>>>>>
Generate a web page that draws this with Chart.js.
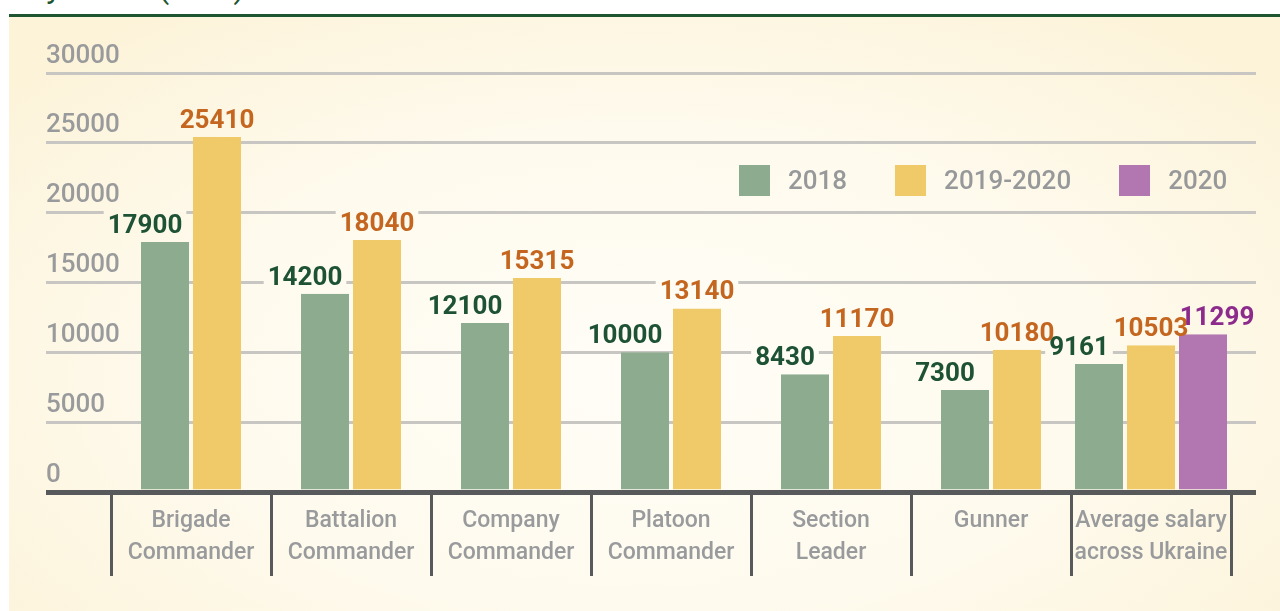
<!DOCTYPE html>
<html>
<head>
<meta charset="utf-8">
<script src="https://cdn.jsdelivr.net/npm/chart.js@4.4.1/dist/chart.umd.min.js"></script>
<style>
  html, body { margin: 0; padding: 0; width: 1280px; height: 611px; overflow: hidden; background: #fff; font-family: Roboto, sans-serif; }
  #title { position: absolute; left: 9px; top: 0; width: 1271px; height: 14px; overflow: hidden; }
  #title span { position: absolute; left: 0; top: -29px; font-size: 32px; line-height: 32px; color: #1e5631; white-space: nowrap; }
  #rule { position: absolute; left: 9px; top: 14px; right: 0; height: 3px; background: #1e5631; }
  #panel { position: absolute; left: 9px; top: 17px; right: 0; bottom: 0;
    background: radial-gradient(ellipse 65% 75% at 50% 60%, #fffdf7 0%, #fefaed 55%, #fcf3d9 100%); }
  canvas { position: absolute; left: 0; top: 0; }
  #legend { position: absolute; left: 739px; top: 165px; display: flex; }
  .item { display: flex; align-items: center; margin-right: 48px; }
  .box { width: 31px; height: 31px; }
  .txt { margin-left: 18px; font-size: 26px; font-weight: 500; line-height: 31px; color: #97989a; }
</style>
</head>
<body>
<div id="title"><span>Pay levels (UAH)</span></div>
<div id="rule"></div>
<div id="panel"></div>
<canvas id="salaryChart" width="1280" height="611"></canvas>
<div id="legend"></div>
<script>
const categories = [
  ['Brigade', 'Commander'],
  ['Battalion', 'Commander'],
  ['Company', 'Commander'],
  ['Platoon', 'Commander'],
  ['Section', 'Leader'],
  'Gunner',
  ['Average salary', 'across Ukraine']
];
const seriesNames = ['2018', '2019-2020', '2020'];
const values2018 = [17900, 14200, 12100, 10000, 8430, 7300, 9161];
const values2019 = [25410, 18040, 15315, 13140, 11170, 10180, 10503];
const values2020 = [null, null, null, null, null, null, 11299];
const yTicks = [0, 5000, 10000, 15000, 20000, 25000, 30000];

const barColors = ['#8cab8f', '#f0c968', '#b277b1'];
const labelColors = ['#1d5235', '#c4661f', '#8d2b8d'];
const labelShift = [-20, 0, 14];

// legend (html, built from the same names/colours)
const legend = document.getElementById('legend');
seriesNames.forEach((name, i) => {
  const item = document.createElement('div');
  item.className = 'item';
  item.innerHTML = `<div class="box" style="background:${barColors[i]}"></div><div class="txt">${name}</div>`;
  legend.appendChild(item);
});

// value labels; before the bars we punch a hole in the gridlines behind each label
function drawValueLabels(chart, boxes) {
  const ctx = chart.ctx;
  ctx.save();
  ctx.font = 'bold 26px Roboto';
  ctx.textAlign = 'center';
  ctx.textBaseline = 'alphabetic';
  chart.data.datasets.forEach((ds, i) => {
    chart.getDatasetMeta(i).data.forEach((bar, j) => {
      const v = ds.data[j];
      if (v == null) return;
      const text = String(v);
      const x = bar.x + labelShift[i];
      const y = bar.y - 9;
      if (boxes) {
        const w = ctx.measureText(text).width;
        ctx.globalCompositeOperation = 'destination-out';
        ctx.fillStyle = '#000';
        ctx.fillRect(x - w / 2 - 4, y - 24, w + 8, 30);
      } else {
        ctx.fillStyle = labelColors[i];
        ctx.fillText(text, x, y);
      }
    });
  });
  ctx.restore();
}

const valueLabels = {
  id: 'valueLabels',
  beforeDatasetsDraw(chart) { drawValueLabels(chart, true); },
  afterDatasetsDraw(chart) { drawValueLabels(chart, false); }
};

const gridColor = c => (c.tick && c.tick.value === 0) ? '#58595b' : '#c8c6c2';
const gridWidth = c => (c.tick && c.tick.value === 0) ? 5 : 3;

const barStyle = {
  barThickness: 52,
  borderWidth: { left: 2, right: 2, top: 0, bottom: 0 },
  borderColor: 'rgba(0,0,0,0)',
  inflateAmount: 0,
  skipNull: true
};

new Chart(document.getElementById('salaryChart').getContext('2d'), {
  type: 'bar',
  data: {
    labels: categories,
    datasets: [
      { label: seriesNames[0], data: values2018, backgroundColor: barColors[0], ...barStyle },
      { label: seriesNames[1], data: values2019, backgroundColor: barColors[1], ...barStyle },
      { label: seriesNames[2], data: values2020, backgroundColor: barColors[2], ...barStyle }
    ]
  },
  options: {
    responsive: false,
    animation: false,
    devicePixelRatio: 1,
    layout: { padding: { left: 46, right: 24, top: 73, bottom: 35 } },
    plugins: { legend: { display: false }, tooltip: { enabled: false } },
    scales: {
      x: {
        afterFit: s => { s.height = 84; },
        border: { display: true, color: '#58595b', width: 5, z: 1 },
        grid: { offset: true, drawOnChartArea: false, tickLength: 84, color: '#58595b', lineWidth: 3 },
        ticks: {
          autoSkip: false, maxRotation: 0, padding: -71, color: '#999a9c',
          font: { family: 'Roboto', size: 23, weight: '500', lineHeight: '32px' }
        }
      },
      y: {
        min: 0, max: 30000,
        afterBuildTicks: s => { s.ticks = yTicks.map(v => ({ value: v })); },
        afterFit: s => { s.width = 65; },
        border: { display: false },
        grid: { color: gridColor, lineWidth: gridWidth, tickLength: 65 },
        ticks: {
          mirror: true, padding: -65, labelOffset: -17, color: '#999a9c',
          font: { family: 'Roboto', size: 26, weight: '500' },
          callback: v => String(v)
        }
      },
      y2: {
        position: 'right',
        min: 0, max: 30000,
        afterBuildTicks: s => { s.ticks = yTicks.map(v => ({ value: v })); },
        afterFit: s => { s.width = 25; },
        border: { display: false },
        grid: { color: gridColor, lineWidth: gridWidth, tickLength: 25, drawOnChartArea: false },
        ticks: { display: false }
      }
    }
  },
  plugins: [valueLabels]
});
</script>
</body>
</html>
<<<<<
__Set problem__.
Return the listing above unchanged, apart from dropping its pictures.

__Final result__.
Generate a web page that draws this with Chart.js.
<!DOCTYPE html>
<html>
<head>
<meta charset="utf-8">
<script src="https://cdn.jsdelivr.net/npm/chart.js@4.4.1/dist/chart.umd.min.js"></script>
<style>
  html, body { margin: 0; padding: 0; width: 1280px; height: 611px; overflow: hidden; background: #fff; font-family: Roboto, sans-serif; }
  #title { position: absolute; left: 9px; top: 0; width: 1271px; height: 14px; overflow: hidden; }
  #title span { position: absolute; left: 0; top: -29px; font-size: 32px; line-height: 32px; color: #1e5631; white-space: nowrap; }
  #rule { position: absolute; left: 9px; top: 14px; right: 0; height: 3px; background: #1e5631; }
  #panel { position: absolute; left: 9px; top: 17px; right: 0; bottom: 0;
    background: radial-gradient(ellipse 65% 75% at 50% 60%, #fffdf7 0%, #fefaed 55%, #fcf3d9 100%); }
  canvas { position: absolute; left: 0; top: 0; }
  #legend { position: absolute; left: 739px; top: 165px; display: flex; }
  .item { display: flex; align-items: center; margin-right: 48px; }
  .box { width: 31px; height: 31px; }
  .txt { margin-left: 18px; font-size: 26px; font-weight: 500; line-height: 31px; color: #97989a; }
</style>
</head>
<body>
<div id="title"><span>Pay levels (UAH)</span></div>
<div id="rule"></div>
<div id="panel"></div>
<canvas id="salaryChart" width="1280" height="611"></canvas>
<div id="legend"></div>
<script>
const categories = [
  ['Brigade', 'Commander'],
  ['Battalion', 'Commander'],
  ['Company', 'Commander'],
  ['Platoon', 'Commander'],
  ['Section', 'Leader'],
  'Gunner',
  ['Average salary', 'across Ukraine']
];
const seriesNames = ['2018', '2019-2020', '2020'];
const values2018 = [17900, 14200, 12100, 10000, 8430, 7300, 9161];
const values2019 = [25410, 18040, 15315, 13140, 11170, 10180, 10503];
const values2020 = [null, null, null, null, null, null, 11299];
const yTicks = [0, 5000, 10000, 15000, 20000, 25000, 30000];

const barColors = ['#8cab8f', '#f0c968', '#b277b1'];
const labelColors = ['#1d5235', '#c4661f', '#8d2b8d'];
const labelShift = [-20, 0, 14];

// legend (html, built from the same names/colours)
const legend = document.getElementById('legend');
seriesNames.forEach((name, i) => {
  const item = document.createElement('div');
  item.className = 'item';
  item.innerHTML = `<div class="box" style="background:${barColors[i]}"></div><div class="txt">${name}</div>`;
  legend.appendChild(item);
});

// value labels; before the bars we punch a hole in the gridlines behind each label
function drawValueLabels(chart, boxes) {
  const ctx = chart.ctx;
  ctx.save();
  ctx.font = 'bold 26px Roboto';
  ctx.textAlign = 'center';
  ctx.textBaseline = 'alphabetic';
  chart.data.datasets.forEach((ds, i) => {
    chart.getDatasetMeta(i).data.forEach((bar, j) => {
      const v = ds.data[j];
      if (v == null) return;
      const text = String(v);
      const x = bar.x + labelShift[i];
      const y = bar.y - 9;
      if (boxes) {
        const w = ctx.measureText(text).width;
        ctx.globalCompositeOperation = 'destination-out';
        ctx.fillStyle = '#000';
        ctx.fillRect(x - w / 2 - 4, y - 24, w + 8, 30);
      } else {
        ctx.fillStyle = labelColors[i];
        ctx.fillText(text, x, y);
      }
    });
  });
  ctx.restore();
}

const valueLabels = {
  id: 'valueLabels',
  beforeDatasetsDraw(chart) { drawValueLabels(chart, true); },
  afterDatasetsDraw(chart) { drawValueLabels(chart, false); }
};

const gridColor = c => (c.tick && c.tick.value === 0) ? '#58595b' : '#c8c6c2';
const gridWidth = c => (c.tick && c.tick.value === 0) ? 5 : 3;

const barStyle = {
  barThickness: 52,
  borderWidth: { left: 2, right: 2, top: 0, bottom: 0 },
  borderColor: 'rgba(0,0,0,0)',
  inflateAmount: 0,
  skipNull: true
};

new Chart(document.getElementById('salaryChart').getContext('2d'), {
  type: 'bar',
  data: {
    labels: categories,
    datasets: [
      { label: seriesNames[0], data: values2018, backgroundColor: barColors[0], ...barStyle },
      { label: seriesNames[1], data: values2019, backgroundColor: barColors[1], ...barStyle },
      { label: seriesNames[2], data: values2020, backgroundColor: barColors[2], ...barStyle }
    ]
  },
  options: {
    responsive: false,
    animation: false,
    devicePixelRatio: 1,
    layout: { padding: { left: 46, right: 24, top: 73, bottom: 35 } },
    plugins: { legend: { display: false }, tooltip: { enabled: false } },
    scales: {
      x: {
        afterFit: s => { s.height = 84; },
        border: { display: true, color: '#58595b', width: 5, z: 1 },
        grid: { offset: true, drawOnChartArea: false, tickLength: 84, color: '#58595b', lineWidth: 3 },
        ticks: {
          autoSkip: false, maxRotation: 0, padding: -71, color: '#999a9c',
          font: { family: 'Roboto', size: 23, weight: '500', lineHeight: '32px' }
        }
      },
      y: {
        min: 0, max: 30000,
        afterBuildTicks: s => { s.ticks = yTicks.map(v => ({ value: v })); },
        afterFit: s => { s.width = 65; },
        border: { display: false },
        grid: { color: gridColor, lineWidth: gridWidth, tickLength: 65 },
        ticks: {
          mirror: true, padding: -65, labelOffset: -17, color: '#999a9c',
          font: { family: 'Roboto', size: 26, weight: '500' },
          callback: v => String(v)
        }
      },
      y2: {
        position: 'right',
        min: 0, max: 30000,
        afterBuildTicks: s => { s.ticks = yTicks.map(v => ({ value: v })); },
        afterFit: s => { s.width = 25; },
        border: { display: false },
        grid: { color: gridColor, lineWidth: gridWidth, tickLength: 25, drawOnChartArea: false },
        ticks: { display: false }
      }
    }
  },
  plugins: [valueLabels]
});
</script>
</body>
</html>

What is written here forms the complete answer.